[Some records]
::::

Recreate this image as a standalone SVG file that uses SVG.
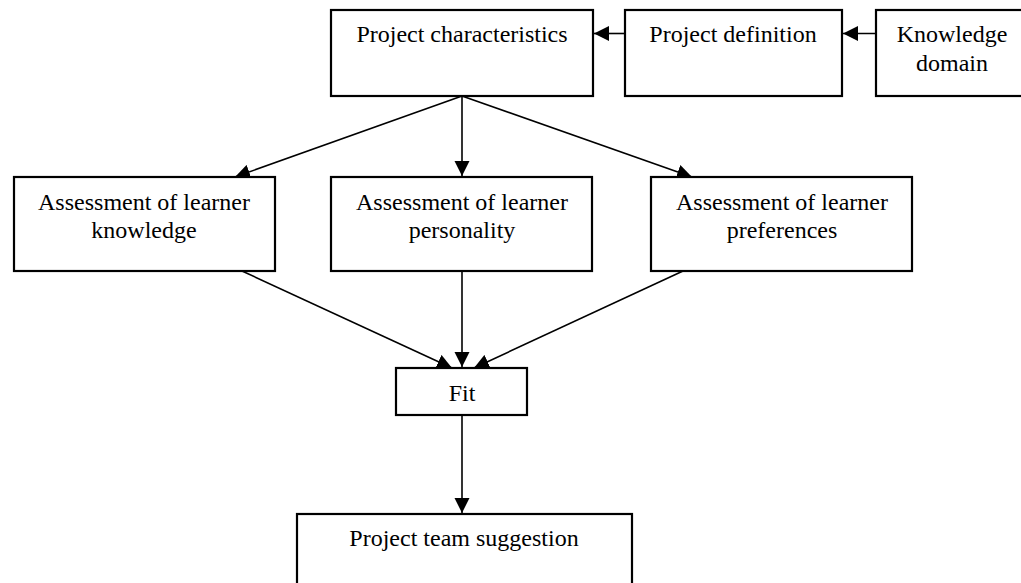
<svg xmlns="http://www.w3.org/2000/svg" width="1021" height="583" viewBox="0 0 1021 583">
<style>
.box{fill:#fff;stroke:#000;stroke-width:2.2}
.lbl{font-family:"Liberation Serif","Times New Roman",serif;font-size:24px;fill:#000;text-anchor:middle}
.con{stroke:#000;stroke-width:1.6;fill:none;marker-end:url(#ah)}
</style>
<defs>
<marker id="ah" markerUnits="userSpaceOnUse" markerWidth="16" markerHeight="16" viewBox="0 0 16 16" refX="15" refY="8" orient="auto">
<path d="M0,0.5 L15,8 L0,15.5 Z" fill="#000"/>
</marker>
</defs>
<rect width="1021" height="583" fill="#fff"/>
<g id="connectors">
<line class="con" x1="625" y1="33.5" x2="594" y2="33.5"/>
<line class="con" x1="876" y1="33.5" x2="843" y2="33.5"/>
<line class="con" x1="462" y1="96" x2="235" y2="177"/>
<line class="con" x1="462" y1="96" x2="462" y2="176"/>
<line class="con" x1="462" y1="96" x2="692" y2="177"/>
<line class="con" x1="242" y1="271" x2="452" y2="368"/>
<line class="con" x1="462" y1="271" x2="462" y2="367"/>
<line class="con" x1="683" y1="271" x2="474" y2="368"/>
<line class="con" x1="462" y1="415" x2="462" y2="513"/>
</g>
<g id="project-characteristics">
<rect class="box" x="331" y="10" width="262" height="86"/>
<text class="lbl" x="462" y="42">Project characteristics</text>
</g>
<g id="project-definition">
<rect class="box" x="625" y="10" width="217" height="86"/>
<text class="lbl" x="733" y="42">Project definition</text>
</g>
<g id="knowledge-domain">
<rect class="box" x="876" y="10" width="150" height="86"/>
<text class="lbl" x="952" y="42">Knowledge</text>
<text class="lbl" x="952" y="71">domain</text>
</g>
<g id="assessment-knowledge">
<rect class="box" x="14" y="177" width="261" height="94"/>
<text class="lbl" x="144" y="210">Assessment of learner</text>
<text class="lbl" x="144" y="238">knowledge</text>
</g>
<g id="assessment-personality">
<rect class="box" x="331" y="177" width="261" height="94"/>
<text class="lbl" x="462" y="210">Assessment of learner</text>
<text class="lbl" x="462" y="238">personality</text>
</g>
<g id="assessment-preferences">
<rect class="box" x="651" y="177" width="261" height="94"/>
<text class="lbl" x="782" y="210">Assessment of learner</text>
<text class="lbl" x="782" y="238">preferences</text>
</g>
<g id="fit">
<rect class="box" x="396" y="368" width="131" height="47"/>
<text class="lbl" x="462" y="401">Fit</text>
</g>
<g id="project-team-suggestion">
<rect class="box" x="297" y="514" width="335" height="80"/>
<text class="lbl" x="464" y="546">Project team suggestion</text>
</g>
</svg>
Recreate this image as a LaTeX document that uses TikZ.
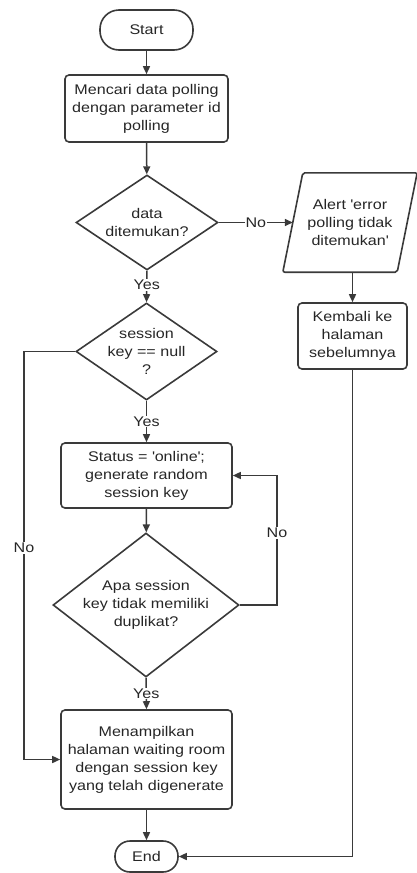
\documentclass[tikz,border=0pt]{standalone}
\usepackage{fontspec}
\setmainfont[FakeStretch=1.15]{Liberation Sans}
\usetikzlibrary{shapes.geometric,arrows.meta}
\definecolor{ln}{HTML}{3A3A3A}
\definecolor{tx}{HTML}{262626}
\newcommand{\sq}{\textquotesingle}
\begin{document}
\begin{tikzpicture}[x=1pt,y=-1pt,
  txt/.style={font=\fontsize{14}{18}\selectfont, text=tx, align=center},
  boxn/.style={txt, draw=ln, line width=1.6pt, rounded corners=4pt, inner sep=2pt},
  term/.style={txt, draw=ln, line width=1.6pt, rounded corners=15pt, inner sep=2pt},
  dia/.style={diamond, draw=ln, line width=1.6pt, inner sep=0pt},
  dtext/.style={txt},
  paratext/.style={txt, inner sep=0pt},
  lbl/.style={txt, fill=white, inner sep=1pt},
  conn/.style={draw=ln, line width=1.5pt, -{Triangle[length=8pt,width=7pt]}},
  plain/.style={draw=ln, line width=1.5pt}]
\useasboundingbox (0,0) rectangle (417,873);

% nodes
\node[term, minimum width=93, minimum height=40, rounded corners=19pt] (start) at (146.5,30) {Start};
\node[boxn, minimum width=163, minimum height=67] (b1) at (146.5,108.5) {Mencari data polling\\dengan parameter id\\polling};
\node[dia, minimum width=142, minimum height=95,
      label={[dtext,name=d1t]center:{data\\ditemukan?}}] (d1) at (147,222.5) {};
\node[paratext, minimum width=114, minimum height=99] (alert) at (350,222.5) {Alert \sq error\\polling tidak\\ditemukan\sq};
\draw[ln, line width=1.6pt, rounded corners=2pt]
  ([xshift=10pt]alert.north west) -- ([xshift=10pt]alert.north east)
  -- ([xshift=-10pt]alert.south east) -- ([xshift=-10pt]alert.south west) -- cycle;
\node[boxn, minimum width=109, minimum height=66] (kem) at (352.5,336) {Kembali ke\\halaman\\sebelumnya};
\node[dia, minimum width=141, minimum height=97,
      label={[dtext,name=d2t]center:{session\\key == null\\?}}] (d2) at (146.5,351.5) {};
\node[boxn, minimum width=171, minimum height=65] (b2) at (146.5,475.5) {Status = \sq online\sq;\\generate random\\session key};
\node[dia, minimum width=186, minimum height=144,
      label={[dtext,name=d3t]center:{Apa session\\key tidak memiliki\\duplikat?}}] (d3) at (146,605) {};
\node[boxn, minimum width=171, minimum height=99] (b3) at (146.5,759.5) {Menampilkan\\halaman waiting room\\dengan session key\\yang telah digenerate};
\node[term, minimum width=63, minimum height=31, rounded corners=15pt] (end) at (146.5,856.5) {End};

\coordinate (lx) at (24,0);
\coordinate (rx) at (277,0);

% connectors
\draw[conn] (start) -- (b1);
\draw[conn] (b1) -- (d1);
\draw[conn] (d1.east) -- (alert.west) node[lbl, midway] (no1) {No};
\draw[conn] (d1.south) -- (d2.north) node[lbl, pos=0.45] (yes1) {Yes};
\draw[conn] (alert.south -| kem.north) -- (kem.north);
\draw[conn] (d2.south) -- (b2.north) node[lbl, midway] (yes2) {Yes};
\draw[conn] (d2.west) -- (d2.west -| lx) |- (b3.west);
\node[lbl] (no2) at (24,548) {No};
\draw[conn] (b2) -- (d3);
\draw[conn] (d3.east) -- (d3.east -| rx) |- (b2.east);
\node[lbl] (no3) at (277,533) {No};
\draw[conn] (d3.south) -- (b3.north) node[lbl, midway] (yes3) {Yes};
\draw[conn] (b3) -- (end);
\draw[conn] (kem.south) |- (end.east);
\end{tikzpicture}
\end{document}
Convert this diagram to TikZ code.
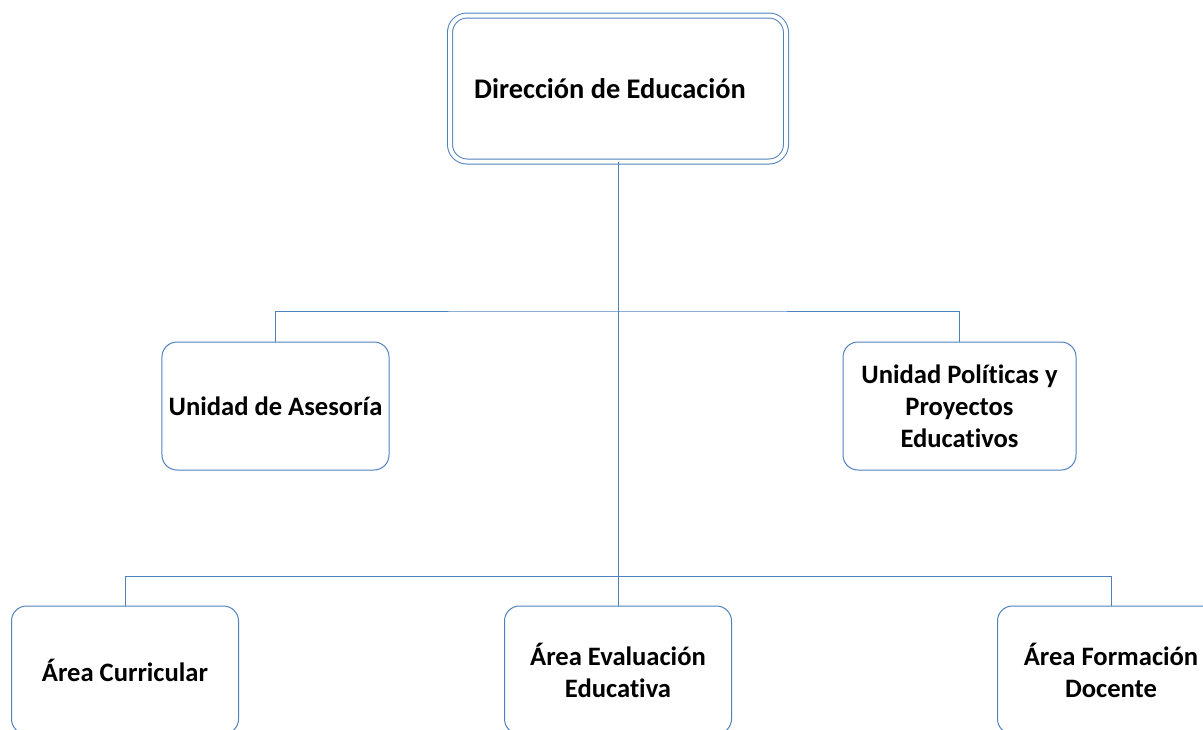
\documentclass[tikz,border=0pt]{standalone}
\usepackage{fontspec}
\setmainfont{Carlito}[Ligatures={NoCommon,NoDiscretionary}]
\definecolor{orgline}{HTML}{4F81BD}
\tikzset{
    unitbox/.style={draw=orgline, line width=0.5pt, rounded corners=7.5pt,
        minimum width=113.5pt, minimum height=64pt, align=center,
        font=\bfseries\fontsize{13.3}{16}\selectfont, text=black},
    headbox/.style={unitbox, double=white, double distance=2pt, rounded corners=8.5pt,
        minimum width=168pt, minimum height=73pt,
        font=\bfseries\fontsize{14.2}{17}\selectfont},
    link/.style={draw=orgline, line width=0.5pt}
}
\begin{document}
        \begin{tikzpicture}[x=0.5pt,y=-0.5pt]
            \clip (0,0) rectangle (1203,729);
            % Coordinates
            \coordinate (T) at (618,88.5);
            \coordinate (A) at (275.5,406);
            \coordinate (P) at (959.5,406);
            \coordinate (C) at (125,670);
            \coordinate (V) at (618,670);
            \coordinate (F) at (1111,670);
            \coordinate (busA) at (618,311);
            \coordinate (busB) at (618,576);
            % Boxes
            \node[headbox] (dir) at (T) {Dirección de Educación\hspace*{8pt}};
            \node[unitbox] (ase) at (A) {Unidad de Asesoría};
            \node[unitbox, minimum width=116.5pt] (pol) at (P) {Unidad Políticas y\\Proyectos\\Educativos};
            \node[unitbox] (cur) at (C) {Área Curricular};
            \node[unitbox] (eva) at (V) {Área Evaluación\\Educativa};
            \node[unitbox] (for) at (F) {Área Formación\\Docente};

            % draw connecting lines
            \draw[link] (dir.south) -- (eva.north);
            \draw[link] (ase.north) |- (busA) -| (pol.north);
            \draw[link] (cur.north) |- (busB) -| (for.north);
        \end{tikzpicture}
\end{document}
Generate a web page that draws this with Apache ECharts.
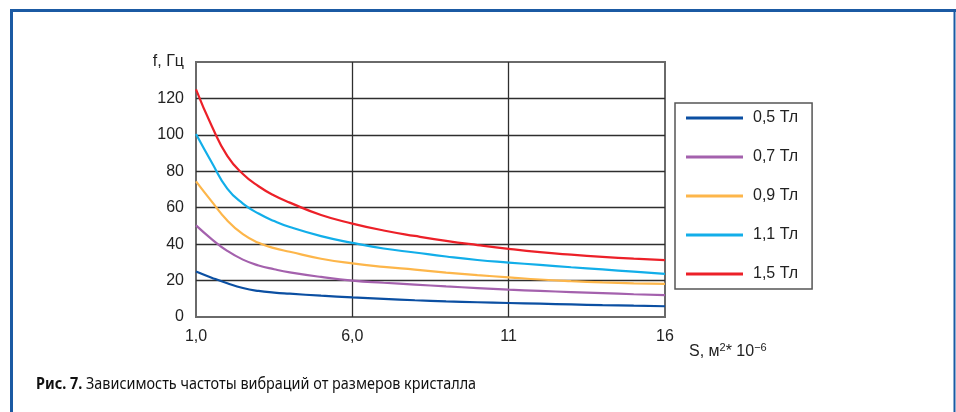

::::

**To be done**
Exactly and only the lines from the line with "Recreate this image as a LaTeX" to the line with "(0,0) rectangle (417,873);", both ends included, should be echoed. Do not carry over the pictures.

**Exercise output**
Recreate this image as a LaTeX document that uses TikZ.
\documentclass[tikz,border=0pt]{standalone}
\usepackage{fontspec}
\setmainfont[FakeStretch=1.15]{Liberation Sans}
\usetikzlibrary{shapes.geometric,arrows.meta}
\definecolor{ln}{HTML}{3A3A3A}
\definecolor{tx}{HTML}{262626}
\newcommand{\sq}{\textquotesingle}
\begin{document}
\begin{tikzpicture}[x=1pt,y=-1pt,
  txt/.style={font=\fontsize{14}{18}\selectfont, text=tx, align=center},
  boxn/.style={txt, draw=ln, line width=1.6pt, rounded corners=4pt, inner sep=2pt},
  term/.style={txt, draw=ln, line width=1.6pt, rounded corners=15pt, inner sep=2pt},
  dia/.style={diamond, draw=ln, line width=1.6pt, inner sep=0pt},
  dtext/.style={txt},
  paratext/.style={txt, inner sep=0pt},
  lbl/.style={txt, fill=white, inner sep=1pt},
  conn/.style={draw=ln, line width=1.5pt, -{Triangle[length=8pt,width=7pt]}},
  plain/.style={draw=ln, line width=1.5pt}]
\useasboundingbox (0,0) rectangle (417,873);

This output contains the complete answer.